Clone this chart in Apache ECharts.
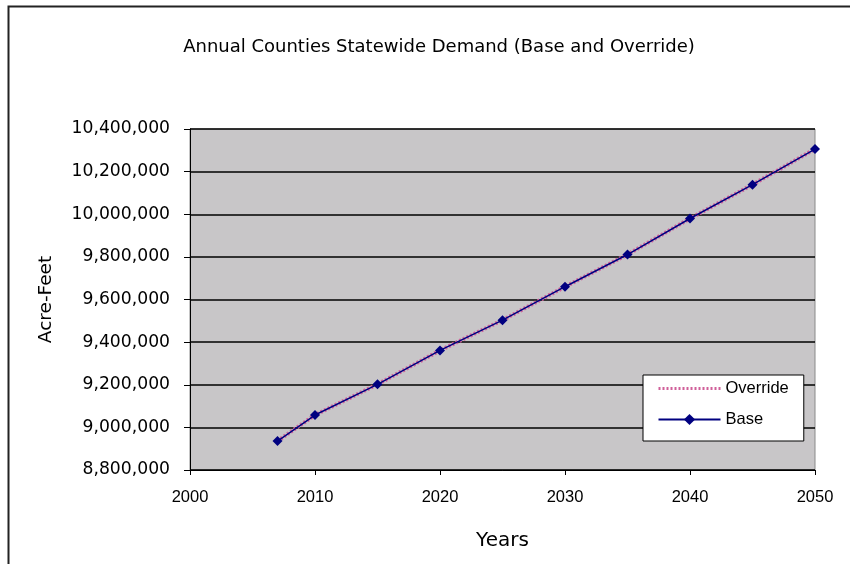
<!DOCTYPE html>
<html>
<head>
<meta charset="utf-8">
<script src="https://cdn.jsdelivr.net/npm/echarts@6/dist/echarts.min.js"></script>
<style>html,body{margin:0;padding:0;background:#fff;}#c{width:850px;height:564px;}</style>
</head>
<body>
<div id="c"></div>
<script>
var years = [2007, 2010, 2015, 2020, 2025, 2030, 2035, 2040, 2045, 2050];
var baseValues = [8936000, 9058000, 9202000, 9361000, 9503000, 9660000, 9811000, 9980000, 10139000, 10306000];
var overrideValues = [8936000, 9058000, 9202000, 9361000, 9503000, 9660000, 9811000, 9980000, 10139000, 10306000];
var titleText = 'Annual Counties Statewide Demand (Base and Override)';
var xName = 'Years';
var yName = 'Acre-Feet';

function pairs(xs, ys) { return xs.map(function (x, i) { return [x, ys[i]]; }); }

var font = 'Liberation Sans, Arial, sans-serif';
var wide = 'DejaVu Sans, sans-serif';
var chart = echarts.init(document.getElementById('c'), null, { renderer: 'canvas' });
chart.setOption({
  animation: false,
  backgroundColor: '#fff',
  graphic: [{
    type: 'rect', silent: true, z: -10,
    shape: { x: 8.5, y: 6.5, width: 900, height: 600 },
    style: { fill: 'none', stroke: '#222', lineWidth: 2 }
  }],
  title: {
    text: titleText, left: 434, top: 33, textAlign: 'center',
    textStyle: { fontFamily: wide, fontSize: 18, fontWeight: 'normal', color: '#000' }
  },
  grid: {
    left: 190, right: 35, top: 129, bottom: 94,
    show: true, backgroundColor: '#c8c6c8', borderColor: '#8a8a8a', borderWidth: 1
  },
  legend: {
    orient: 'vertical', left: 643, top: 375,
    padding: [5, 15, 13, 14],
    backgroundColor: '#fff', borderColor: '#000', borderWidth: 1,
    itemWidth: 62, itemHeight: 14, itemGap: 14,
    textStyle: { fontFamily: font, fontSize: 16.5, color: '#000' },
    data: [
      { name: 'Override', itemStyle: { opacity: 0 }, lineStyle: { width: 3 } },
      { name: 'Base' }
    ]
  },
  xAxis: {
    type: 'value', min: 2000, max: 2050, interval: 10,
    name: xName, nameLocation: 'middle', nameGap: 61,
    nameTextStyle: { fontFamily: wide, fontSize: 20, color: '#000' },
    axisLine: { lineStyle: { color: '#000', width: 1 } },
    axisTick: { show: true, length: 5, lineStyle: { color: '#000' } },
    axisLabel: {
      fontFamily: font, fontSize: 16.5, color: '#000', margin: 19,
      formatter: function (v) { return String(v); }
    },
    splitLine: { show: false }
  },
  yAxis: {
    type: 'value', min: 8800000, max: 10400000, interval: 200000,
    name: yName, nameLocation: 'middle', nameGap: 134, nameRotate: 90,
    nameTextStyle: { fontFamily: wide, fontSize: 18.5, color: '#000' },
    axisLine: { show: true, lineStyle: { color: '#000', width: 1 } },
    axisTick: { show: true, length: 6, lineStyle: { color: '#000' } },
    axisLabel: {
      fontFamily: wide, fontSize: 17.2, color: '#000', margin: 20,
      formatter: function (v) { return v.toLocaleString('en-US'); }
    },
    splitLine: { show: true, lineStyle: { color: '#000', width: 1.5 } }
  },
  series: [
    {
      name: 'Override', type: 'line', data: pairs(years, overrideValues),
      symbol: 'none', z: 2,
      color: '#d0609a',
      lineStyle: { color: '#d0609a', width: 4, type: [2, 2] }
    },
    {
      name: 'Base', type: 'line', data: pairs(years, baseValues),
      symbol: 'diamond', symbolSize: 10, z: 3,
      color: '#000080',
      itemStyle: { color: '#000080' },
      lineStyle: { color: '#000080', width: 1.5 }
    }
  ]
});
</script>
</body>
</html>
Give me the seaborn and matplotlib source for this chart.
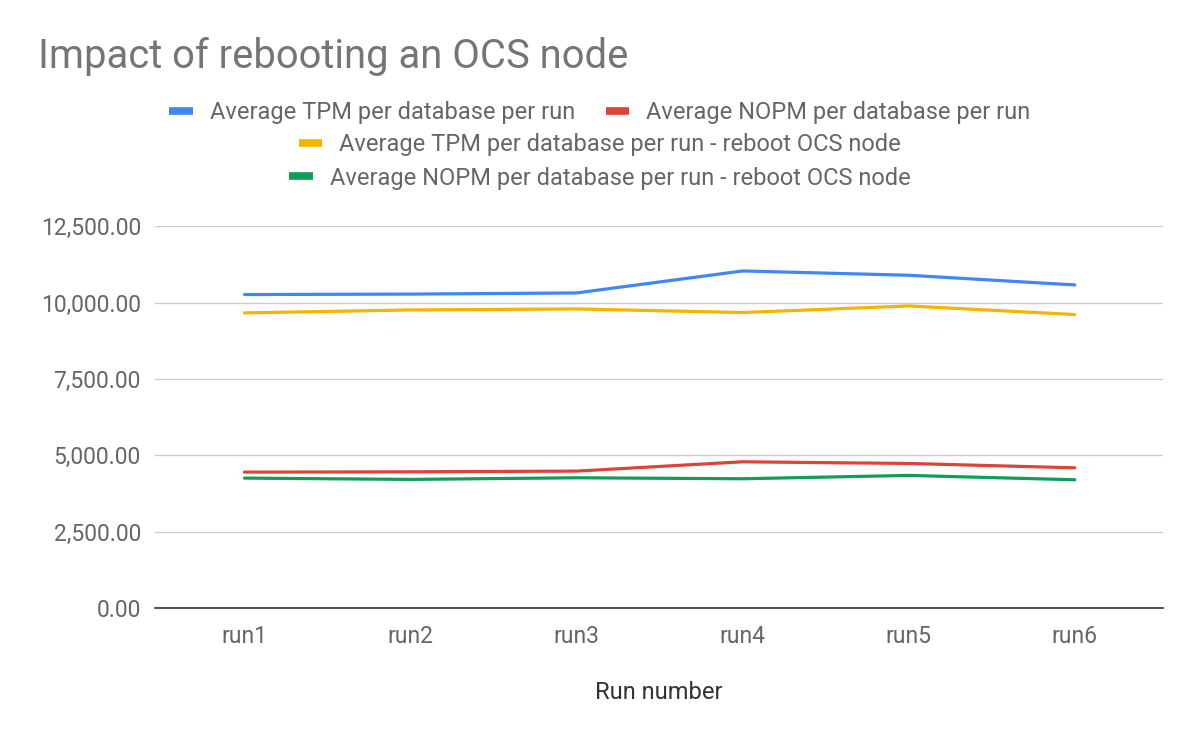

────────────────────

- _Exercise details_: List the lines of the records where "this" occurs.

- _Written answer_:
Clone this chart in Apache ECharts.
Give me the seaborn and matplotlib source for this chart.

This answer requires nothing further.